Fabrication of N-GQDs and AgBiS2 dual-sensitized ZIFs-derived hollow ZnxCo3-xO4 dodecahedron for sensitive photoelectrochemical aptasensing of ampicillin

Abstract

A sensitive photoelectrochemical (PEC) aptasensing platform based on Nitrogen-doped graphene quantum dots (N-GQDs) and AgBiS2 dual-sensitized Zn/Co bimetallic oxide (ZnxCo3-xO4) dodecahedron as a matrix was constructed for the ultrasensitive detection of ampicillin (AMP). Concretely, the ZnxCo3-xO4 dodecahedron derived from ZnCo-ZIFs retained the unique hollow porous structure, which provided large specific surface and efficacious active sites, and thereby significantly enhancing the light utilization and shortening the photoelectrons transmission path.
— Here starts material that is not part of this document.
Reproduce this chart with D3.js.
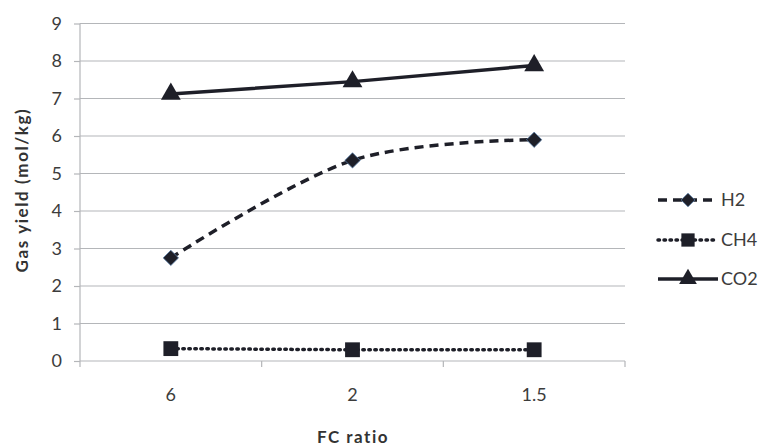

Both N-GQDs with the up-conversion effect and eco-friendly AgBiS2 with optimal band gap for solar absorption were utilized to dual-sensitize ZnxCo3-xO4 dodecahedron to further strengthen the PEC performance. Subsequently, the aptamer recognition technology was integrated with the modified photoelectrode, adopting AMP-aptamer to catch the target AMP, accompanied the hole oxidation of bind AMP causing the remarkable increase of photocurrent signal, the AMP could be specific and sensitive detect. Under optimized conditions, the photocurrent of developed aptasensor increased linearly displayed large liner response of 0.5 pmol/L – 10 nmol/L with a detection limit of 0.25 pmol/L (S/N = 3). Besides, the novel PEC AMP-sensoring exhibited excellent reproducibility, perfect stability and selectivity, which could open a potential avenue for antibiotic residues detection in environmental media.